Review: “Private Peaceful”

Shane O’Regan (Photo by Michael Brosilow.)


Where: Greenhouse Theater Center, 2257 N. Lincoln Ave.
When: through Nov. 11
Tickets: $40-$45
Phone: 773-404-7336

Theater Critic

Private Peaceful” is one of the most moving shows you’re likely to see this season.

Based on the 2003 novel for young adults by Michael Morpurgo (who also wrote “War Horse”), adapted for the stage the following year by Simon Reade, the play is the perfect microcosm of the futility and terrible cost of war, specifically World War I but really all wars including those now raging.

The solo piece directed by Reade has been touring for some time with youthful Irish actor Shane O’Regan in the title role (a real name Morpurgo found in a war cemetery outside of Ypres, Belgium), and it would be hard to imagine anyone better at inspiring empathy just by simply telling his story.

O’Regan plays Thomas “Tommo” Peaceful, a private we first see curled up on a cot in the dark—austere but effective scenic and lighting design by Anshuman Bhatia—his uniform jacket folded up as a pillow, his helmet on the floor nearby. As he holds up his wristwatch to hear it ticking and check the time, we learn that it is around 10 p.m., and he is in prison awaiting execution at dawn for “cowardice.”

To feel “alive” rather than sleeping away his last hours, Tommo relives his all-too-brief 17 years, from his childhood in the tiny village of Iddesleigh, Devonshire, to the killing fields of Flanders. In the course of 85-or-so minutes, O’Regan vividly becomes two-dozen characters ranging from his beloved brother Charlie, three years his senior, to his nasty nemesis, Sgt. Hanley.

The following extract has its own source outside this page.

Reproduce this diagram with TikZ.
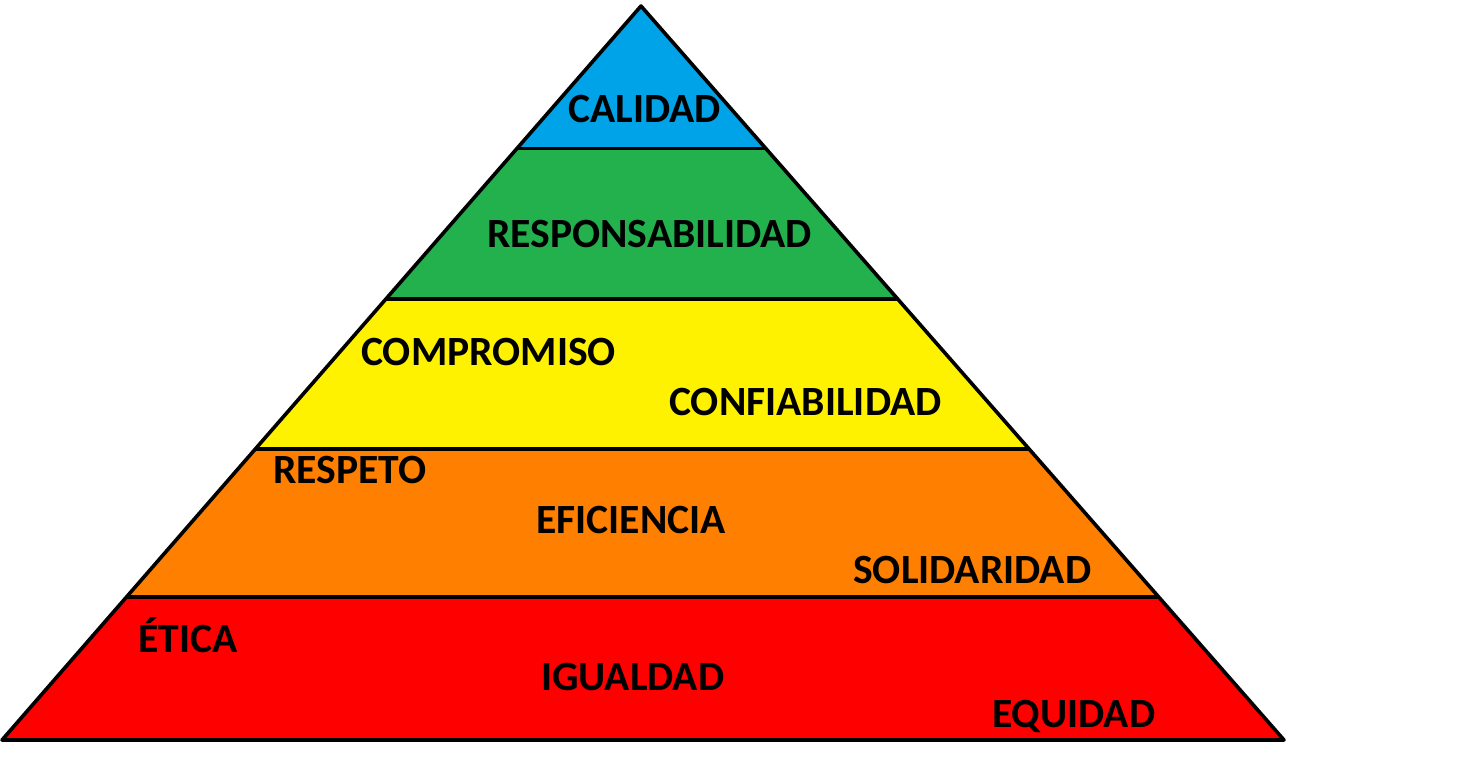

His early experiences are not unlike those of so many other boys, though the details may be different.

He recounts the joys and pains of the first days of school, his guilt over the accidental death of his father trying to save him from a falling tree, holding his own with a bully, poaching on the grounds of the local lord, eating potatoes to get through tough times, a fishing expedition, seeing his first airplane and giving the lost pilot directions, and most of all, his life-long relationship with Molly and Charlie,  the young woman both of them love and Charlie marries.

The war initially is a far-off venture involving some murdered archduke, but the fighting soon moves into Belgium and France. Then Tommo is in town during a big recruitment drive with its fevered appeal to patriotism and beating “the Hun,” and he panics when an old woman calls him a coward for not enlisting. Soon, however, he does enlist with Charlie, who says they’re 19-year-old twins to get around the fact that Tommo is only 16 and underage.

Their time in Belgium goes from the shock of seeing the walking wounded to being stuck in the trenches and, worse yet, having to venture out into no-man’s land amid the relentless shelling. Tommo describes the mud, the lice, the rats, the attacks of poisonous gas, and the dead bodies all around him, turning his cot on its side to simulate both the trenches and bobbed wire, while Jason Barnes’ sound design mimics the horrific bombing. The misery is relieved only by a little happiness at a tavern, where Tommo has his first drink and is smiled upon by a waitress.

His account culminates with the incidents leading to the execution that awaits him, a truly appalling injustice. Amid the fighting, Sgt. Hanley orders the battle-worn men to go on a surefire suicide mission, and Tommo can’t bring himself to leave his seriously wounded brother. For this, he is arrested, courtmartialed in less than an hour, and sentenced to death by firing squad.

What makes “Private Peaceful” so moving, besides O’Regan’s fine performance, is that this really happened: Soldiers, many of them shell shocked, were killed by their own side rather than the enemy. As the program notes point out: “In the First World War, between 1914 and 1918, over 290 soldiers of the British and Commonwealth armies were executed by firing squad, some for desertion, some for cowardice, two for simply sleeping at their posts.”

To compound the tragedy, the men weren’t granted posthumous pardons until almost a century later, in 2006. Just thinking about this – and the fact that similar injustices still are occurring – makes me very angry.